● GIVEN TASK:
Return exactly, please, the lines that run from the line with "Recreate this image" to the line with "plt.rcParams['mathtext.fontset'] = 'stix'", ends included, and omit all pictures.

(Source data)
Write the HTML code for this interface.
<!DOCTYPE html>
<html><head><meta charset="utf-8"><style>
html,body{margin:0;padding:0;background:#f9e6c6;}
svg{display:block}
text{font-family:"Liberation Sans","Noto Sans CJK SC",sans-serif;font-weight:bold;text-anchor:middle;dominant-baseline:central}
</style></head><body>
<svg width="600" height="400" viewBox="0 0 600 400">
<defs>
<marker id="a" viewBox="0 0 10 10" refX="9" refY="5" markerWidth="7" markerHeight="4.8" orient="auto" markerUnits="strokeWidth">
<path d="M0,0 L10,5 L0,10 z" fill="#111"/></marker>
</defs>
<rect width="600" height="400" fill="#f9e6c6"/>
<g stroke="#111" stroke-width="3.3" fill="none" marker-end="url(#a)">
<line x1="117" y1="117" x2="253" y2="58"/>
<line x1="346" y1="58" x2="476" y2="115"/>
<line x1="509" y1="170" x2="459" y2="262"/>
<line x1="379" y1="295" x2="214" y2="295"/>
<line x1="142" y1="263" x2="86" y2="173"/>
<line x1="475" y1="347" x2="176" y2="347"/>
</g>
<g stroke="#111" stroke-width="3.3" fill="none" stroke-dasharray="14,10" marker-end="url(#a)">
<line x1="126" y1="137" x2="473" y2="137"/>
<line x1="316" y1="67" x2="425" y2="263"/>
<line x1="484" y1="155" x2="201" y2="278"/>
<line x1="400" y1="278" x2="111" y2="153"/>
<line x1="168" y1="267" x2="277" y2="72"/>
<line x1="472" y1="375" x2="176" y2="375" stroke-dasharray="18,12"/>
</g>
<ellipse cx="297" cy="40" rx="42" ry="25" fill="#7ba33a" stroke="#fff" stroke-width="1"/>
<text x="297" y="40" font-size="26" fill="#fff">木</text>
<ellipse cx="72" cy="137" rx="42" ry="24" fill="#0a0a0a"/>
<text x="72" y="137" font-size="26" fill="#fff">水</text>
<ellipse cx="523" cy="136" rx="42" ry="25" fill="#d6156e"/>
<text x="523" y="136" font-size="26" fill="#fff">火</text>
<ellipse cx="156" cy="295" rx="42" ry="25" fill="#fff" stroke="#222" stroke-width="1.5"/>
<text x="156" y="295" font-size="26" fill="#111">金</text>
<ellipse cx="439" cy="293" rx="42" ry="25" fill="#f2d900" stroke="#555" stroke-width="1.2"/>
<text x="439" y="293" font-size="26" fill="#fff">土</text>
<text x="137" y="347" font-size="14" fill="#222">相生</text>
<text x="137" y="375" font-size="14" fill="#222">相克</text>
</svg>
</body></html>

* * *

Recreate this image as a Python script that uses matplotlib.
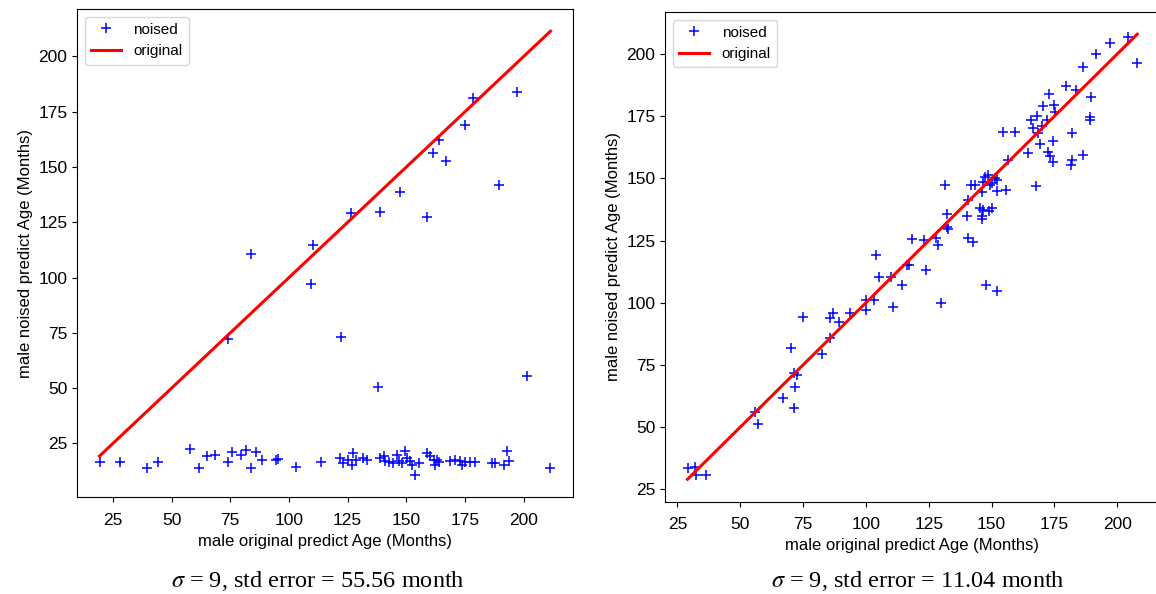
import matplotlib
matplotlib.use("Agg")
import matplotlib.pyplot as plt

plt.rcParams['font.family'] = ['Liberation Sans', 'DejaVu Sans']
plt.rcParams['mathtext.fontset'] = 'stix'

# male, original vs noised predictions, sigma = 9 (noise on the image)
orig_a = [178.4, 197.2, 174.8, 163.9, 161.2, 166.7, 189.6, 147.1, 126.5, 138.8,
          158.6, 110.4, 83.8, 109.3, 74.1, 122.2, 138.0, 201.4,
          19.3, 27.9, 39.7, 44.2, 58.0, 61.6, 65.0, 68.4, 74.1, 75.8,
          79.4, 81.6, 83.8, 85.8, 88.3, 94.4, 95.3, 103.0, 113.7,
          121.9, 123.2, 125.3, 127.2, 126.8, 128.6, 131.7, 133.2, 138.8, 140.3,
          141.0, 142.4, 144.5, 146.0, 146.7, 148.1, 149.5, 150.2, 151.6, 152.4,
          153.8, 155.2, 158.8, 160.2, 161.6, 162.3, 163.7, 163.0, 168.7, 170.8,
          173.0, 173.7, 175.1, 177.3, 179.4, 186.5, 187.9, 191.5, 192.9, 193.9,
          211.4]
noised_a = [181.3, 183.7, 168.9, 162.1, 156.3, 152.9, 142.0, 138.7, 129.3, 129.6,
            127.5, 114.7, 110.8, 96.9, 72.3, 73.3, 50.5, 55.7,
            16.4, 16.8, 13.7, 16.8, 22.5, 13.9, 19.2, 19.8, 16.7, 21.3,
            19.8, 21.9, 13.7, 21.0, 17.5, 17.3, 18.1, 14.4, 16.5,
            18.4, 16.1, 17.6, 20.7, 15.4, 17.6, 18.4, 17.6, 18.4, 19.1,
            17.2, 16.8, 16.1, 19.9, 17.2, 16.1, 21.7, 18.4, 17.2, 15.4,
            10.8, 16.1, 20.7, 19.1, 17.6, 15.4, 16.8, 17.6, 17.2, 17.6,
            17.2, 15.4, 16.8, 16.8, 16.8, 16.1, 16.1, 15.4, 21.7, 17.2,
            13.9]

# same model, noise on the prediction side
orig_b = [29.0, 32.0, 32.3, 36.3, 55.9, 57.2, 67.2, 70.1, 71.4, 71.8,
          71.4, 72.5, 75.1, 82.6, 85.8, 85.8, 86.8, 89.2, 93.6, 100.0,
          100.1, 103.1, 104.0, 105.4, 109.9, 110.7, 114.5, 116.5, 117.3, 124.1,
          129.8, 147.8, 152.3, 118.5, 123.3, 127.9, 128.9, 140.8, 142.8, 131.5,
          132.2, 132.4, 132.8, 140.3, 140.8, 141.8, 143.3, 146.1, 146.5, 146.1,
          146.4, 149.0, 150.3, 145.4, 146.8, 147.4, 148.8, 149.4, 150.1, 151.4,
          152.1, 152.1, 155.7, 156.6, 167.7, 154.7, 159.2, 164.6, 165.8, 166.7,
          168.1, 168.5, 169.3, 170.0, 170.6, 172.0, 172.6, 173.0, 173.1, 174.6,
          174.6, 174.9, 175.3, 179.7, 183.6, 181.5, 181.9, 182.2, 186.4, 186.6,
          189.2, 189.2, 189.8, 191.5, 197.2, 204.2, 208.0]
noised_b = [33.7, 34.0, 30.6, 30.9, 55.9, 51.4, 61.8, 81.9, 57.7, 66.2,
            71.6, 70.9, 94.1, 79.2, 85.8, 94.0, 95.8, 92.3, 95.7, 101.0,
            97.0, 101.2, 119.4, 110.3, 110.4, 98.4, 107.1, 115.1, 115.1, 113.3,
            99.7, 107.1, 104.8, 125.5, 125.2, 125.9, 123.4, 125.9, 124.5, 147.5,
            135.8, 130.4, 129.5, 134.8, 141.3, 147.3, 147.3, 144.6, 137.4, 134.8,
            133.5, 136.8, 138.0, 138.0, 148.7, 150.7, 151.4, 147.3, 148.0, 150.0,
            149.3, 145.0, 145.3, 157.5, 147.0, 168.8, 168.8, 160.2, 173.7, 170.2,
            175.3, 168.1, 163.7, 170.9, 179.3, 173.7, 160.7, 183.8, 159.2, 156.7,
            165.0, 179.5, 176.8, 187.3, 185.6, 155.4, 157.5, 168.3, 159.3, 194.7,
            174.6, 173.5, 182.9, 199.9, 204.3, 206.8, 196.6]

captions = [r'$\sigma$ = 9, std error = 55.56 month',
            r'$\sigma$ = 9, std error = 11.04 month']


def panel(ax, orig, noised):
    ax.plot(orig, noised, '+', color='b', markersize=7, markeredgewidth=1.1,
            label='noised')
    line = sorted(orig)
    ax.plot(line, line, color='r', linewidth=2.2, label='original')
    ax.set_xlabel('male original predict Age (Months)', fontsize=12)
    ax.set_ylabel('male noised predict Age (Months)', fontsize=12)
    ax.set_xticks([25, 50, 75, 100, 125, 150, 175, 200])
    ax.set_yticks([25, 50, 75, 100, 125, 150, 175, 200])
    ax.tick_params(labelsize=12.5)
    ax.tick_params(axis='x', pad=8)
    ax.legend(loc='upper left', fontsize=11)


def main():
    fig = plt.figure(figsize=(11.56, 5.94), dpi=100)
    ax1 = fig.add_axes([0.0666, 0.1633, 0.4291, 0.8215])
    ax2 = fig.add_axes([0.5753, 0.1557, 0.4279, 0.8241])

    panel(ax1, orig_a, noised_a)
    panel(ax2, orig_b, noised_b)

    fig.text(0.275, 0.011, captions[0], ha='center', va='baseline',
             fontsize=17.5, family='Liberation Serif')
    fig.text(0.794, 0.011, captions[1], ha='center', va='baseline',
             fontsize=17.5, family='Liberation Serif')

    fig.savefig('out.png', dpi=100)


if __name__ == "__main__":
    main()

● CORRECT RESULT:
Recreate this image as a Python script that uses matplotlib.
import matplotlib
matplotlib.use("Agg")
import matplotlib.pyplot as plt

plt.rcParams['font.family'] = ['Liberation Sans', 'DejaVu Sans']
plt.rcParams['mathtext.fontset'] = 'stix'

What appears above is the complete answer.